In the recently released 2024 National Trade Estimate Report on Foreign Trade Barriers, the United States has revealed the obstacles to trade led by Nigeria’s customs practices.
The report outlines various challenges faced by importers and exporters, shedding light on import policies, non-tariff barriers, government procurement processes, intellectual property protection, services barriers, barriers to digital trade, and other barriers hindering trade with Nigeria.
Challenges for U.S. businesses in Nigeria:
- High costs and limited access: American companies encounter dual expenses when exporting to Nigeria. Initially, tariffs averaging 12% on imports, surpassing the WTO bound rate of 9.7%, inflate the cost of imported goods.
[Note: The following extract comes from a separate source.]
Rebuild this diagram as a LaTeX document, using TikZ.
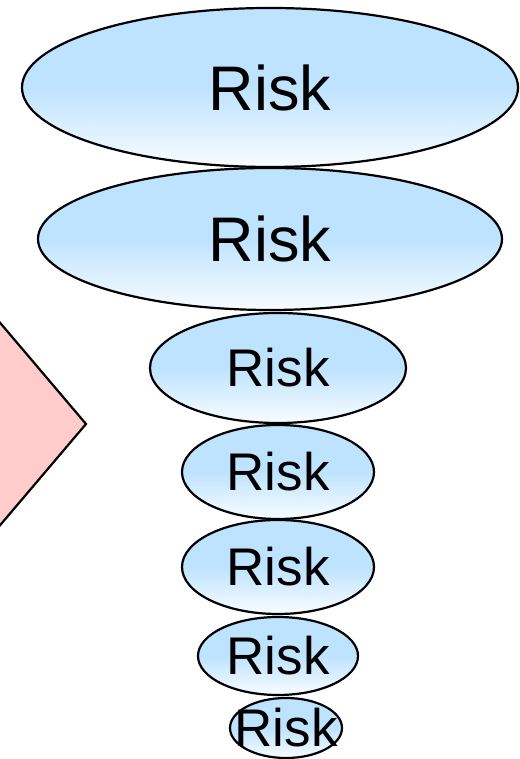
\documentclass[tikz,border=0pt]{standalone}
\usepackage{fontspec}
\setmainfont{Liberation Sans}
\usetikzlibrary{shapes.geometric}
\definecolor{riskblue}{RGB}{190,227,255}
\definecolor{riskwhite}{RGB}{248,252,255}
\definecolor{diapink}{RGB}{255,204,204}
\tikzset{
  risk/.style={ellipse, draw=black, line width=2.2pt, inner sep=0pt,
    top color=riskblue, bottom color=riskwhite, middle color=riskblue},
  bigtxt/.style={font=\fontsize{63}{63}\selectfont},
  smalltxt/.style={font=\fontsize{53}{53}\selectfont}
}
\begin{document}
\begin{tikzpicture}[x=1pt,y=1pt]
\useasboundingbox (0,0) rectangle (519,759);
\begin{scope}
\clip (0,0) rectangle (519,759);
\draw[fill=diapink, line width=2.2pt, line join=miter] (-15,454) coordinate (dtop) -- (86,335) coordinate (dright) -- (-15,216) coordinate (dbot) -- cycle;
\end{scope}
\node[risk, minimum width=496pt, minimum height=159pt] (r1) at (270,671.5) {};
\node[bigtxt] (t1) at (r1.center) {Risk};
\node[risk, minimum width=464pt, minimum height=142pt] (r2) at (270,520) {};
\node[bigtxt] (t2) at (r2.center) {Risk};
\node[risk, minimum width=256pt, minimum height=110pt] (r3) at (278,391) {};
\node[smalltxt] (t3) at (r3.center) {Risk};
\node[risk, minimum width=192pt, minimum height=94pt] (r4) at (278,287) {};
\node[smalltxt] (t4) at (r4.center) {Risk};
\node[risk, minimum width=192pt, minimum height=94pt] (r5) at (278,192) {};
\node[smalltxt] (t5) at (r5.center) {Risk};
\node[risk, minimum width=160pt, minimum height=78pt] (r6) at (278,103) {};
\node[smalltxt] (t6) at (r6.center) {Risk};
\node[risk, minimum width=112pt, minimum height=60pt] (r7) at (286,31) {};
\node[smalltxt] (t7) at (r7.center) {Risk};
\end{tikzpicture}
\end{document}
Secondly, particular essential food items, such as rice and wheat flour, are subject to even higher combined duties exceeding 70%, rendering them less affordable for Nigerian consumers. Furthermore, a complete ban is in place on imports of various products, including poultry and certain vegetables, effectively excluding U.S. exporters from these markets.
- Bureaucratic complexity and delays: Dealing with Nigerian customs can be challenging. The report exposes inconsistent application of regulations, lengthy manual processing, and allegations of corruption, creating a bureaucratic maze that hampers cargo movement. This is particularly detrimental for perishable goods, which may spoil before reaching their destination, resulting in financial losses for importers. Although efforts are being made to automate customs procedures, progress is slow, and many fundamental processes remain paper-based. Delays can be substantial, with container ships waiting an average of 30 days to clear Nigerian ports.
- Port congestion and infrastructure deficiencies: Nigeria’s ports struggle to meet demand. Congestion and inadequate road conditions around these facilities cause bottlenecks and delays. Ships often wait for days or weeks before unloading cargo, significantly raising transportation costs. While the recently inaugurated Lekki Deepsea Port aimed to ease congestion, attracting sufficient traffic to make a meaningful difference remains challenging.
- Lack of transparency and ambiguous regulations: A conducive business environment relies on transparency and clear regulations. Unfortunately, U.S. companies express concerns about the lack of transparency in Nigeria’s regulatory system. Issuing final regulations without adequate public comment periods and inconsistent implementation create confusion for businesses striving to comply. Technical regulations for imports, especially for food and agricultural products, are not always grounded in sound science, leading to unnecessary trade issues.
- Unequal footing in government procurement: Transparency deficiencies and potential corruption in Nigerian government procurement processes deter U.S. firms from participation. Foreign companies encounter restrictions, often necessitating local partnerships or being barred from bidding on specific projects. Even after winning contracts, difficulties in receiving payments can further sour the experience.
- Intellectual property challenges: Despite some progress in bolstering its intellectual property framework, Nigeria still grapples with widespread piracy and counterfeit goods. Weak enforcement due to inadequate resources, porous borders, and corruption undermines IP protection. Increasing public awareness about the significance of IP for economic growth is crucial to fostering a culture of respect for intellectual property rights.
- Digital trade uncertainties: The digital trade sector in Nigeria poses unique challenges. Data localization requirements mandating the storage of user data within Nigeria could affect business operations. Additionally, ambiguous regulations and the prospect of enforcement related to value-added services create uncertainty for technology companies eyeing the Nigerian market.
- Currency difficulties impede investment: Restrictive foreign exchange measures restrict access to dollars for imports and profit repatriation, hindering investment and posing challenges for projects with USD-denominated debt obligations. Despite recent efforts to transition to a market-based foreign exchange system, shortages persist, complicating business operations.
- Costly and risky maritime trade: Nigeria’s maritime trade sector faces congestion, poor infrastructure, and corruption, resulting in some of the world’s most expensive ports. Container ships experience average delays of 30 days, significantly raising shipping costs. Maritime crime originating from Nigeria, although declining, continues to threaten maritime trade in the Gulf of Guinea.
- Export restrictions: Nigeria imposes export bans on various raw materials and agricultural products. While these bans may serve specific policy goals, they can also restrict market access for Nigerian producers, potentially impeding economic growth.
These trade barriers present a formidable environment for American businesses seeking to invest and trade in Nigeria. Addressing these challenges through enhanced transparency, improved infrastructure, and stronger enforcement mechanisms is crucial for fostering a robust and mutually beneficial trade relationship between the United States and Nigeria.